Media consumption is up, but attention is still precious

The shape of attention matters just as much as the volume, argues Charley Day, head of insight at The Kite Factory

If you want to understand the state of media in the UK right now, you can start with a simple fact — Britons are still glued to their screens.

According to YouGov’s latest research, Screens, streams, and scrolls: Media consumption in Britain in 2025, one in four Brits now spends over five hours a day consuming media. Baby Boomers+ are the most likely to be ‘media super-consumers’ during the week (29% spend five or more hours a day on media), while Gen Z take the crown at weekends, with 31% clocking over five hours.

That’s a huge chunk of our time spent consuming media each day, comparable to a part-time job or reading a small novel. I’m not suggesting this is always a positive; it’s just a reality that media planners like me must work with — meeting audiences where their attention is focused.

When the volume of attention is so high, it’s vital that we remember the shape of it also matters. Good planning isn’t just about harvesting eyes and ears, even when they’re plentiful.

Media consumption continues to fragment, broadly speaking, along generational lines. Baby Boomers+ are still watching live TV and listening to the radio in large numbers, and print media remains significant for this group. At the same time, Gen Z and millennials are leading the charge on streaming, podcasts, and social platforms.

But if you’re following the numbers and only planning for the average Brit, you’ll miss the nuances: the Gen Z podcast listener who still watches Bake Off with their family, for example, or the Baby Boomer who’s discovered Spotify.

Adopting a more life-centred approach to media planning allows us to earn attention by mapping media moments against life moments. Instead of chasing impressions, we can ask what else might the audiences be doing—or missing—while engaging with the media, and we can think about how we add value to their life, rather than simply filling time.

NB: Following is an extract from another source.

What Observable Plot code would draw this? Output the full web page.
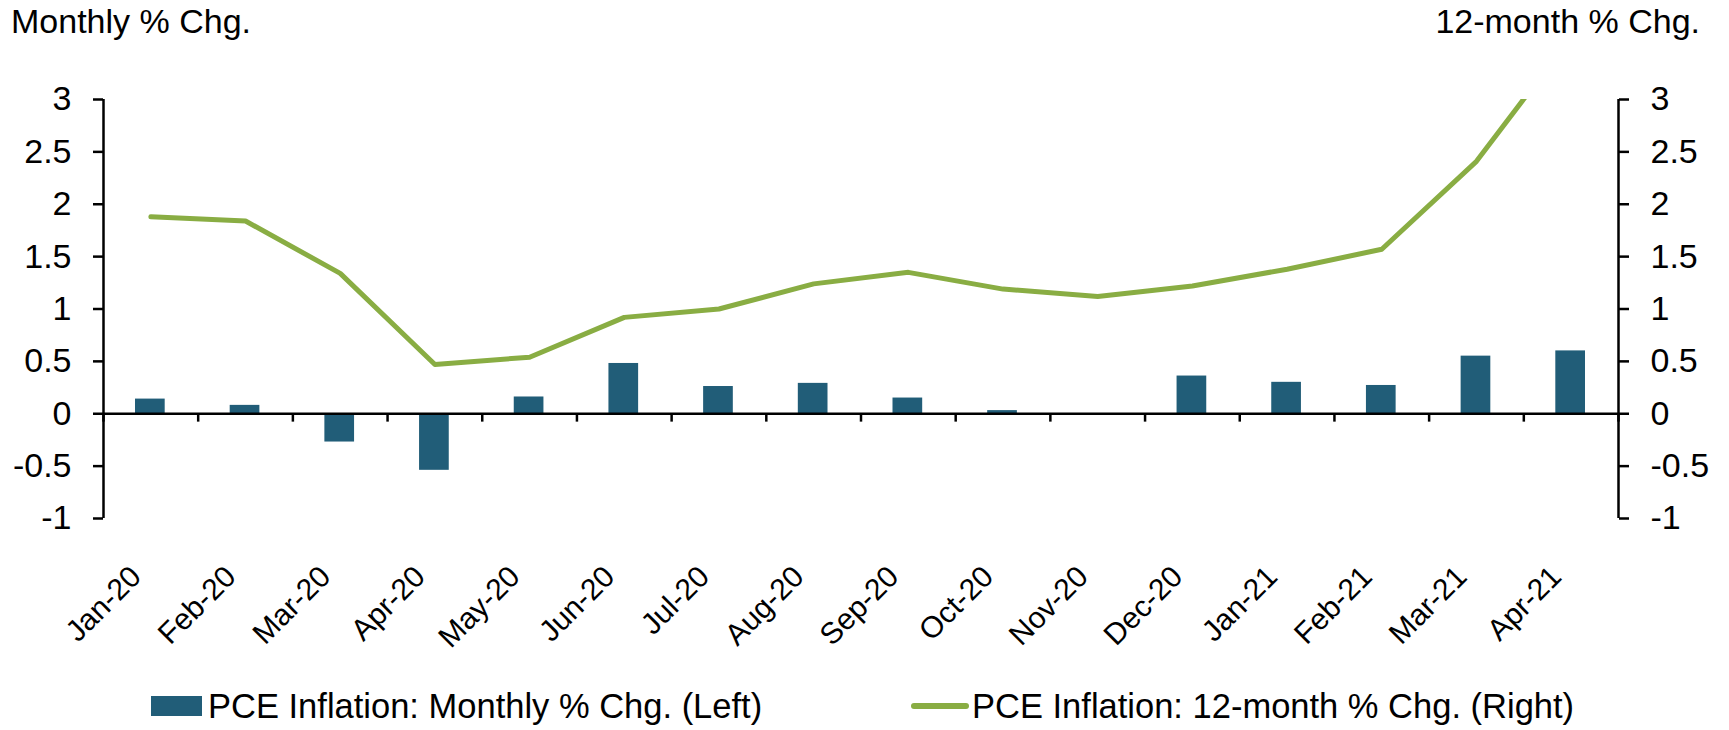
<!DOCTYPE html>
<html>
<head>
<meta charset="utf-8">
<script src="https://cdn.jsdelivr.net/npm/d3@7"></script>
<script src="https://cdn.jsdelivr.net/npm/@observablehq/plot@0.6"></script>
<style>
  body { margin: 0; background: #fff; font-family: "Liberation Sans", Arial, sans-serif; color: #000; }
  #wrap { position: relative; width: 1729px; height: 730px; overflow: hidden; background: #fff; }
  #chart { position: absolute; left: 0; top: 0; }
  .title { position: absolute; top: 4px; font-size: 34px; line-height: 34px; white-space: nowrap; }
  .lt { position: absolute; top: 687px; font-size: 34.5px; line-height: 38px; white-space: nowrap; }
  .swbar { position: absolute; left: 151px; top: 696px; width: 51px; height: 20px; background: #215d78; }
  .swline { position: absolute; left: 911px; top: 703px; width: 58px; height: 6px; border-radius: 3px; background: #89ad43; }
</style>
</head>
<body>
<div id="wrap">
  <div id="chart"></div>
  <div class="title" style="left:11px">Monthly % Chg.</div>
  <div class="title" style="right:29px">12-month % Chg.</div>
  <div class="swbar"></div>
  <div class="lt" style="left:208px">PCE Inflation: Monthly % Chg. (Left)</div>
  <div class="swline"></div>
  <div class="lt" style="left:972px">PCE Inflation: 12-month % Chg. (Right)</div>
</div>
<script>
const months = ["Jan-20","Feb-20","Mar-20","Apr-20","May-20","Jun-20","Jul-20","Aug-20","Sep-20","Oct-20","Nov-20","Dec-20","Jan-21","Feb-21","Mar-21","Apr-21"];
const monthlyChg = [0.14, 0.08, -0.27, -0.54, 0.16, 0.48, 0.26, 0.29, 0.15, 0.03, 0.00, 0.36, 0.30, 0.27, 0.55, 0.60];
const yearlyChg = [1.88, 1.84, 1.34, 0.47, 0.54, 0.92, 1.00, 1.24, 1.35, 1.19, 1.12, 1.22, 1.38, 1.57, 2.41, 3.60];
const yTicks = [-1, -0.5, 0, 0.5, 1, 1.5, 2, 2.5, 3];

const data = months.map((m, i) => ({i, month: m, monthly: monthlyChg[i], yoy: yearlyChg[i]}));
const boundaries = d3.range(0, months.length + 1);

const chart = Plot.plot({
  width: 1729,
  height: 660,
  marginLeft: 103,
  marginRight: 111,
  marginTop: 99,
  marginBottom: 142,
  style: {fontFamily: "'Liberation Sans', Arial, sans-serif", fontSize: "34px", color: "#000", background: "white"},
  x: {domain: [0, months.length], axis: null},
  y: {domain: [-1, 3], axis: null},
  marks: [
    Plot.rectY(data, {x1: "i", x2: d => d.i + 1, y: "monthly", fill: "#215d78", insetLeft: 32, insetRight: 33}),
    Plot.ruleY([0], {stroke: "#000", strokeWidth: 2.5}),
    Plot.ruleX(boundaries, {x: d => d, y1: 0, y2: -0.08, stroke: "#000", strokeWidth: 2.5}),
    Plot.ruleX([0, months.length], {x: d => d, y1: -1, y2: 3, stroke: "#000", strokeWidth: 2.5}),
    Plot.axisY(yTicks, {anchor: "left", tickFormat: d => String(d), tickSize: 10, tickPadding: 22, fontSize: 34, strokeWidth: 2.5}),
    Plot.axisY(yTicks, {anchor: "right", tickFormat: d => String(d), tickSize: 10, tickPadding: 22, fontSize: 34, strokeWidth: 2.5}),
    Plot.line(data, {x: d => d.i + 0.5, y: "yoy", stroke: "#89ad43", strokeWidth: 5, clip: true}),
    Plot.text(data, {x: d => d.i + 0.5, text: "month", frameAnchor: "bottom", rotate: -45, textAnchor: "end", dx: -8, dy: 60, fontSize: 30})
  ]
});
document.getElementById("chart").appendChild(chart);
</script>
</body>
</html>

For instance, using Touchpoints data to explore the behaviours and attitudes of women aged 45–54, and we discovered that they started the day feeling confident, but then that confidence erodes throughout the day. Media planning can play a helpful role for this audience in lots of ways: by giving them useful information or a boost during the day, or by helping them recharge in the evenings. 

When we think about planning in this way, attention becomes a shared space, not a guaranteed one. The challenge isn’t just to capture attention, but to earn it, by recognising that every minute spent with content is a minute not spent elsewhere, by using media insights to inform the creative, and by bridging gaps between channels and generations, creating joined-up experiences across screens, streams, and scrolls.

The future belongs to brands that not only meet audiences where they are but also understand that attention is precious, fragmented, and contested — even when it seems like it’s abundant.